Another initially perplexing single, “Tonite,” is similarly soulful. Over squelchy electro funk and assisted by a vocoder, Murphy rambles on about how the eternal concerns of pop music—“Everybody’s singing the same song / It goes ‘tonight, tonight, tonight, tonight, tonight, tonight’”—are a tell for the fear of dying. His lyrics are, as always before, made up of impressionistic snippets that feel like inside jokes. But the gist is always in reach. Toward the end of the tune, he turns to address “you who’ve been badgered and taunted and told that you’re missing a party,” before a chorus of condolence surges upward: “That’s … all … lies.” He’s saying there’s more than tonight, tonight, tonight, as it turns out.

As fits the occasion, many of these songs are rooted in the feeling of waking up after a big rager. The slow-dancing title track tells of being filled with revolutionary fervor while on an acid trip and then facing crushing malaise during the comedown. “Other Voices” narrates a solitary morning ritual over a riotous dance floor bustling while a wheezing guitar line traces Murphy’s ragged vocals. Eventually bandmate Nancy Whang breaks in with a crisply enunciated verse: “Who can you trust? And who are your friends?” The feeling of betrayal and suspicion she refers to gets blown up to devastating proportions on the nine-minute disco dirge “How Do You Sleep?,” in which Murphy’s narrator condemns a cocaine-hoofing narcissist from his past.

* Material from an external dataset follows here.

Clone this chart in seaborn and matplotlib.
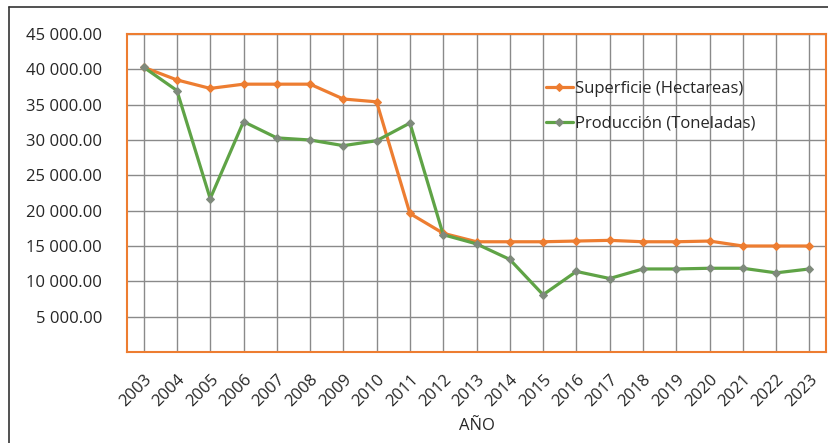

If these songs don’t always sound energized with new life, they are powerful for the way they reconcile exhaustion with a commitment to moving forward. The track that’s the key to it all—as an explanation for LCD Soundsystem’s return, and really for the universal existential quandaries Murphy likes to chew on—is the skittering Talking Heads homage “Change Yr Mind.” Guitars nervously scratch, an alarm-like cowbell rings and leaves, and Murphy sings of an awful stasis: “I ain’t seen anyone for days
/ I still have yet to leave the bed.” Post-election blues? Post-breakup blues? Post-youth blues? Any of it fits. But as the whirling rock arrangement settles into something closer to techno’s comforting pulse, Murphy has an epiphany: “If we don’t like where it’s been, it could be over … You can change your mind.” It’s a small, humble stab at inspiration—but one that, given the messenger, you can believe.